* Request
Identify and copy all lines of the material where the string "with" is found.

* Provided data
Start

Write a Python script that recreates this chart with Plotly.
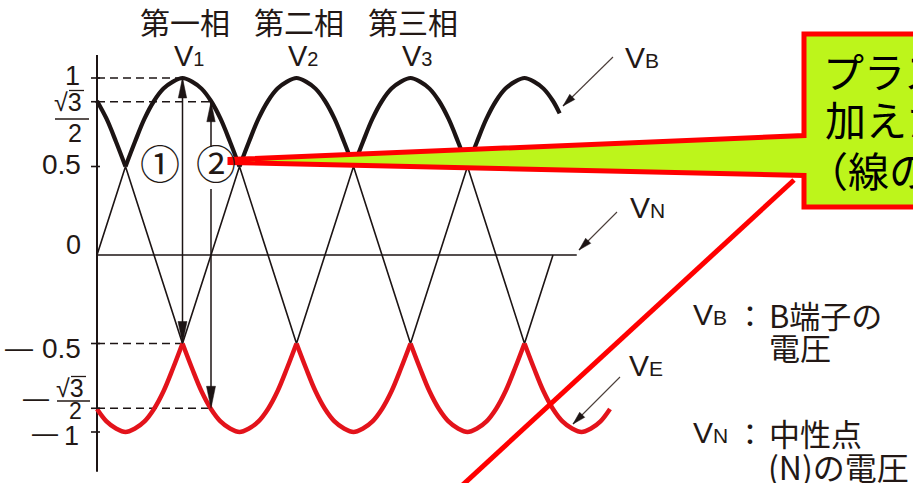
import math
import plotly.graph_objects as go

# ---------------- data ----------------
arc_offsets = [-60, -50, -40, -30, -20, -10, 0, 10, 20, 30, 40, 50, 60]      # degrees from arc centre
arc_profile = [0.5, 0.64, 0.77, 0.87, 0.94, 0.98, 1.0, 0.98, 0.94, 0.87, 0.77, 0.64, 0.5]

vb_peaks = [-30, 90, 210, 330, 450]       # V_B envelope arc centres (deg)
vb_start, vb_stop, vb_end_value = 0, 487, 0.80
ve_troughs = [30, 150, 270, 390, 510]     # V_E envelope arc centres (deg)
ve_start, ve_stop = 0, 540

vn_theta = [0, 30, 90, 150, 210, 270, 330, 390, 450, 480]
vn_values = [0, 0.5, -0.5, 0.5, -0.5, 0.5, -0.5, 0.5, -0.5, 0]
zero_line_theta = [0, 505]
axis_values = [1.13, -1.225]

dash_levels = [1.0, 0.866, -0.5, -0.866]
dash_theta = [90, 120, 90, 120]
tick_values = [1.0, 0.866, 0.5, 0.0, -0.5, -0.866, -1.0]

phase_names = ["第一相", "第二相", "第三相"]
phase_digits = ["1", "2", "3"]
phase_peaks = [90, 210, 330]

arrow1 = dict(theta=90, top=1.0, bottom=-0.5, label="①")
arrow2 = dict(theta=120, top=0.866, bottom=-0.866, label="②")

# ---------------- geometry / style ----------------
W, H = 913, 483
X0, KX = 97.0, 0.95      # pixel of theta=0, pixels per degree
Y0, KY = 255.0, 177.0    # pixel of v=0, pixels per unit

INK = "#231815"
CURVE = "#1c1414"
RED_CURVE = "#e3131b"
RED = "#ff0000"
LIME = "#bdf51b"
JP = "Noto Sans CJK JP"
LAT = "Liberation Sans"


def th(px):
    return (px - X0) / KX


def vv(py):
    return (Y0 - py) / KY


def to_px(theta):
    return X0 + KX * theta


def to_py(v):
    return Y0 - KY * v


def pp(px, py):
    return px / W, 1 - py / H


def build_arcs(centres, sign, lo, hi):
    segs = []
    for c in centres:
        seg = [(c + o, sign * v) for o, v in zip(arc_offsets, arc_profile) if lo <= c + o <= hi]
        if len(seg) > 1:
            segs.append(seg)
    return segs


def flatten(segs):
    xs, ys = [], []
    for s in segs:
        xs += [p[0] for p in s] + [None]
        ys += [p[1] for p in s] + [None]
    return xs, ys


vb_segs = build_arcs(vb_peaks, 1, vb_start, vb_stop)
vb_segs[-1].append((vb_stop, vb_end_value))
vb_x, vb_y = flatten(vb_segs)
ve_x, ve_y = flatten(build_arcs(ve_troughs, -1, ve_start, ve_stop))

fig = go.Figure()

# neutral triangle
fig.add_trace(go.Scatter(x=vn_theta, y=vn_values, mode="lines",
                         line=dict(color=CURVE, width=1.6), hoverinfo="skip"))
# zero line
fig.add_trace(go.Scatter(x=zero_line_theta, y=[0, 0], mode="lines",
                         line=dict(color=CURVE, width=1.6), hoverinfo="skip"))
# vertical axis
fig.add_trace(go.Scatter(x=[0, 0], y=axis_values, mode="lines",
                         line=dict(color=CURVE, width=2), hoverinfo="skip"))
# dashed reference lines
for lvl, t in zip(dash_levels, dash_theta):
    fig.add_trace(go.Scatter(x=[0, t], y=[lvl, lvl], mode="lines",
                             line=dict(color=CURVE, width=1.6, dash="8px,5px"), hoverinfo="skip"))
# arrow 1 shaft
fig.add_trace(go.Scatter(x=[arrow1["theta"]] * 2, y=[arrow1["top"], arrow1["bottom"]], mode="lines",
                         line=dict(color=CURVE, width=1.5), hoverinfo="skip"))
# arrow 2 shaft (with a gap for the label)
gap_top, gap_bottom = vv(147), vv(189)
fig.add_trace(go.Scatter(x=[arrow2["theta"]] * 5,
                         y=[arrow2["top"], gap_top, None, gap_bottom, arrow2["bottom"]], mode="lines",
                         line=dict(color=CURVE, width=1.5), hoverinfo="skip"))
# envelopes
fig.add_trace(go.Scatter(x=vb_x, y=vb_y, mode="lines", line=dict(color=CURVE, width=4.2, shape="spline"),
                         connectgaps=False, hoverinfo="skip"))
fig.add_trace(go.Scatter(x=ve_x, y=ve_y, mode="lines", line=dict(color=RED_CURVE, width=4.5, shape="spline"),
                         connectgaps=False, hoverinfo="skip"))

shapes = []


def path_px(points, close=True):
    s = ""
    for i, (x, y) in enumerate(points):
        px_, py_ = pp(x, y)
        s += ("M" if i == 0 else "L") + f"{px_:.5f},{py_:.5f} "
    return s + ("Z" if close else "")


def head(tip, tail, L, hw):
    tx, ty = tip
    dx, dy = tx - tail[0], ty - tail[1]
    n = math.hypot(dx, dy)
    ux, uy = dx / n, dy / n
    bx, by = tx - L * ux, ty - L * uy
    pts = [(tx, ty), (bx - hw * uy, by + hw * ux), (bx + hw * uy, by - hw * ux)]
    shapes.append(dict(type="path", path=path_px(pts), xref="paper", yref="paper",
                       fillcolor=CURVE, line=dict(color=CURVE, width=0.5), layer="above"))


def seg(p1, p2, width=1.2, color=INK):
    a = pp(*p1)
    b = pp(*p2)
    shapes.append(dict(type="line", x0=a[0], y0=a[1], x1=b[0], y1=b[1], xref="paper", yref="paper",
                       line=dict(color=color, width=width), layer="above"))


# y ticks
for v in tick_values:
    if v == 0:
        continue
    seg((X0 - 6, to_py(v)), (X0 + 3, to_py(v)), width=1.6, color=CURVE)

# arrowheads on arrow 1 / arrow 2
for a in (arrow1, arrow2):
    x = to_px(a["theta"])
    head((x, to_py(a["top"])), (x, to_py(a["top"]) + 50), 20, 4.2)
    head((x, to_py(a["bottom"])), (x, to_py(a["bottom"]) - 50), 22, 4.5)

# label arrows (V_B, V_N, V_E)
label_arrows = [((613, 57), (563, 106)), ((617, 212), (579, 250)), ((620, 377), (573, 424))]
for tail, tip in label_arrows:
    seg(tail, tip, width=1.1, color="#4a3c38")
    head(tip, tail, 13, 3.6)

# fraction bars and radical vinculums
seg((55, 119), (89, 119), width=1.4)
seg((57, 401), (90, 401), width=1.4)
seg((69, 90.5), (84, 90.5), width=1.3)
seg((71, 376.5), (86, 376.5), width=1.3)

# callout
callout = [(930, 34), (804, 34), (804, 135.5), (230, 159.5), (230, 162.5), (804, 175.5),
           (804, 207), (930, 207)]
shapes.append(dict(type="path", path=path_px(callout), xref="paper", yref="paper",
                   fillcolor=LIME, line=dict(color=RED, width=5), layer="above"))
seg((794, 180), (455, 492), width=5, color=RED)

annots = []


def txt(text, px, py, size, family=JP, xanchor="center", color=INK):
    x, y = pp(px, py)
    annots.append(dict(text=text, x=x, y=y, xref="paper", yref="paper", xanchor=xanchor,
                       yanchor="middle", showarrow=False, font=dict(size=size, family=family, color=color)))


# y tick labels
txt("1", 82, 76, 27, LAT, "right")
txt("√3", 84, 102, 25, LAT, "right")
txt("2", 75, 133, 25, LAT)
txt("0.5", 83, 164, 28, LAT, "right")
txt("0", 83, 245, 27, LAT, "right")
txt("—", 19, 347, 28, LAT)
txt("0.5", 83, 348, 28, LAT, "right")
txt("—", 36, 398, 26, LAT)
txt("√3", 86, 388, 25, LAT, "right")
txt("2", 75, 411, 23, LAT)
txt("—", 45, 433, 26, LAT)
txt("1", 81, 436, 27, LAT, "right")

# phase titles and V labels
for name, dig, pk in zip(phase_names, phase_digits, phase_peaks):
    x, _ = pp(to_px(pk) + 2, 0)
    annots.append(dict(text=name, x=x, y=pp(0, 21)[1], xref="paper", yref="paper", xanchor="center",
                       yanchor="middle", showarrow=False, font=dict(size=30, family=JP, color=INK)))
    annots.append(dict(text=f"V<span style='font-size:20px'>{dig}</span>", x=x + 4 / W, y=pp(0, 56)[1],
                       xref="paper", yref="paper", xanchor="center", yanchor="middle", showarrow=False,
                       font=dict(size=29, family=LAT, color=INK)))

# circled labels
txt(arrow1["label"], 160, 162, 40)
txt(arrow2["label"], 216, 162, 40)

# curve labels
txt("V<span style='font-size:21px'>B</span>", 623, 57, 30, LAT, "left")
txt("V<span style='font-size:21px'>N</span>", 628, 207, 30, LAT, "left")
txt("V<span style='font-size:21px'>E</span>", 627, 365, 30, LAT, "left")

# right-side legend text
txt("V<span style='font-size:21px'>B</span>", 691, 314, 30, LAT, "left")
txt("：", 750, 314, 30)
txt("B端子の", 767, 314, 31, JP, "left")
txt("電圧", 767, 346, 31, JP, "left")
txt("V<span style='font-size:21px'>N</span>", 691, 432, 30, LAT, "left")
txt("：", 750, 432, 30)
txt("中性点", 767, 432, 31, JP, "left")
txt("(N)の電圧", 766, 466, 32, JP, "left")

# callout text (clipped at the right edge like the original)
txt("プラス", 821, 70, 41, JP, "left", "#000000")
txt("加えた", 823, 118, 41, JP, "left", "#000000")
txt("（線の", 805, 169, 41, JP, "left", "#000000")

fig.update_layout(
    width=W, height=H, margin=dict(l=0, r=0, t=0, b=0),
    paper_bgcolor="white", plot_bgcolor="white", showlegend=False,
    xaxis=dict(range=[th(0), th(W)], visible=False, fixedrange=True),
    yaxis=dict(range=[vv(H), vv(0)], visible=False, fixedrange=True),
    shapes=shapes, annotations=annots,
)
fig.write_html("out.html", config={"displayModeBar": False},
               post_script="document.body.style.margin='0';document.body.style.overflow='hidden';")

End

* Written answer
Write a Python script that recreates this chart with Plotly.
# arrow 2 shaft (with a gap for the label)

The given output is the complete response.